PPL Generation, Trading Sale Rumors Fuel Stock Rise
PPL Corp. stock is trading near the top of its 52-week range amid continued speculation that the company may spin off its generation and energy marketing business. PPL shares closed Friday at $33.14, close to its 52-week high of $33.55. The rise came after the International Strategy and Investment Group raised its target price for PPL, citing the strength of its regulated utilities and the potential benefit if it spun off its generation. The report also cited the potential upside for PPL if it merged its power plants with another company’s.
A trade publication earlier this year published a report saying PPL hired Morgan Stanley and Citibank to conduct an internal review of PPL Energy Supply, the business arm that includes PPL’s generation and energy trading and marketing businesses. That report pointed at Dynegy as a possible buyer. PPL declined comment on any sale or spinoff rumors.
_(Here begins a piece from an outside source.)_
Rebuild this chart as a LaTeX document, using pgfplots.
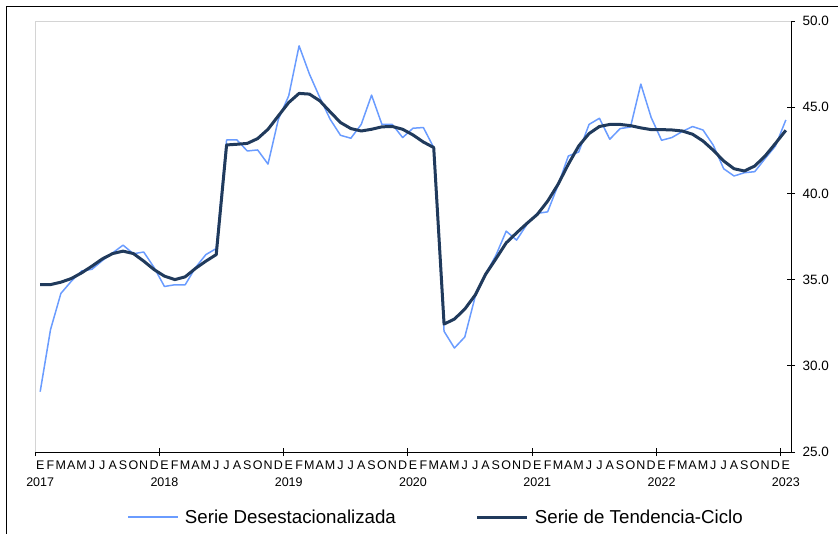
\documentclass[border=0pt]{standalone}
\usepackage{fontspec}
\setmainfont{Liberation Sans}
\usepackage{pgfplots}
\usepackage{pgfplotstable}
\pgfplotsset{compat=1.18}

\definecolor{desest}{HTML}{6A9CFF}
\definecolor{tendencia}{HTML}{203A5C}
\definecolor{marco}{HTML}{D4D4D4}

% mes (0 = ene 2017), serie desestacionalizada, tendencia-ciclo
\pgfplotstableread{
m  des    tend
0  28.50  34.71
1  32.10  34.71
2  34.20  34.85
3  34.90  35.06
4  35.50  35.39
5  35.60  35.78
6  36.10  36.20
7  36.55  36.51
8  37.00  36.65
9  36.50  36.51
10 36.60  36.07
11 35.70  35.58
12 34.60  35.20
13 34.70  35.00
14 34.70  35.16
15 35.70  35.65
16 36.45  36.07
17 36.80  36.45
18 43.10  42.81
19 43.10  42.85
20 42.46  42.90
21 42.52  43.18
22 41.70  43.72
23 44.30  44.50
24 45.66  45.27
25 48.56  45.80
26 46.92  45.76
27 45.56  45.37
28 44.30  44.73
29 43.37  44.11
30 43.20  43.76
31 44.00  43.62
32 45.70  43.72
33 44.00  43.86
34 44.00  43.88
35 43.24  43.72
36 43.78  43.39
37 43.82  42.98
38 42.66  42.66
39 32.00  32.42
40 31.03  32.71
41 31.67  33.29
42 34.00  34.10
43 35.30  35.30
44 36.40  36.20
45 37.81  37.13
46 37.29  37.71
47 38.20  38.26
48 38.84  38.78
49 38.93  39.55
50 40.47  40.52
51 42.17  41.69
52 42.40  42.75
53 44.00  43.47
54 44.36  43.88
55 43.14  44.00
56 43.76  44.00
57 43.85  43.93
58 46.34  43.80
59 44.40  43.70
60 43.08  43.70
61 43.24  43.68
62 43.59  43.62
63 43.88  43.43
64 43.68  43.04
65 42.79  42.50
66 41.43  41.88
67 41.01  41.43
68 41.20  41.30
69 41.26  41.59
70 42.02  42.17
71 42.75  42.90
72 44.26  43.66
}\datos

\begin{document}
\begin{tikzpicture}[x=1pt,y=1pt]
\useasboundingbox (0,0) rectangle (838,533);
\draw[line width=1.6pt] (6.5,-20) -- (6.5,526.5) -- (870,526.5);
\begin{axis}[
  at={(35pt,81pt)}, anchor=south west,
  scale only axis, width=756pt, height=431pt,
  xmin=-0.5, xmax=72.5, ymin=25, ymax=50,
  axis x line*=bottom, axis y line*=right,
  axis line style={black, line width=0.9pt, -},
  tick align=center, major tick length=0pt, minor tick length=8pt,
  every tick/.style={black, line width=0.9pt},
  xtick={0,...,72},
  minor xtick={-0.5,11.5,...,71.5},
  xticklabels={{E\\2017},F,M,A,M,J,J,A,S,O,N,D,
               {E\\2018},F,M,A,M,J,J,A,S,O,N,D,
               {E\\2019},F,M,A,M,J,J,A,S,O,N,D,
               {E\\2020},F,M,A,M,J,J,A,S,O,N,D,
               {E\\2021},F,M,A,M,J,J,A,S,O,N,D,
               {E\\2022},F,M,A,M,J,J,A,S,O,N,D,
               {E\\2023}},
  xticklabel style={align=center, anchor=north, inner sep=0pt, yshift=-9pt,
    font=\fontsize{12.5}{17}\selectfont},
  ytick={25,30,...,50},
  minor ytick={25,30,...,50},
  yticklabel pos=right,
  yticklabel style={anchor=west, xshift=8pt, font=\fontsize{13.5}{16}\selectfont,
    /pgf/number format/.cd, fixed, fixed zerofill, precision=1},
  /pgf/number format/assume math mode=true,
  legend columns=2,
  legend style={draw=none, fill=none, at={(axis description cs:0.118,-0.151)},
    anchor=west, font=\fontsize{18.7}{21}\selectfont,
    /tikz/every even column/.append style={column sep=78pt}},
  legend image code/.code={\draw[#1] (0pt,0pt) -- (50pt,0pt); \path (54pt,0pt);},
  clip=false,
]
\draw[marco, line width=0.9pt] (rel axis cs:0,0) -- (rel axis cs:0,1) -- (rel axis cs:1,1);
\addplot[desest, line width=1.5pt, line join=round] table[x=m, y=des] {\datos};
\addlegendentry{Serie Desestacionalizada}
\addplot[tendencia, line width=3pt, line join=round] table[x=m, y=tend] {\datos};
\addlegendentry{Serie de Tendencia-Ciclo}
\end{axis}
\end{tikzpicture}
\end{document}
Dominion Virginia Power will conduct an earthquake risk assessment for its North Anna nuclear generating station but doesn’t expect the study to point to any significant modifications. The plant’s two 980-MW reactors were knocked offline by a 5.8-magnitude earthquake that shook central Virginia in August 2011. Although the temblor caused no significant damage, the station remained out of service for three months while the company and the Nuclear Regulatory Commission conducted a thorough safety check.
“These plants have so much design margin on the seismic side, I have no concerns about this whatsoever,” said David A. Heacock, president and chief nuclear officer of the parent company’s Dominion Nuclear operating group, said last week. “We verified our plant can withstand a stronger earthquake” than it was designed for.
In 2012, the U.S. Department of Energy, the Electric Power Research Institute and the NRC updated the seismic model for the central and eastern U.S., reflecting a greater seismic hazard at some nuclear plants than previously thought. Forty-seven plants will have to conduct additional studies to determine whether their designs protect them from earthquake hazards. Once the assessments are complete, the NRC will decide if plants require upgrades.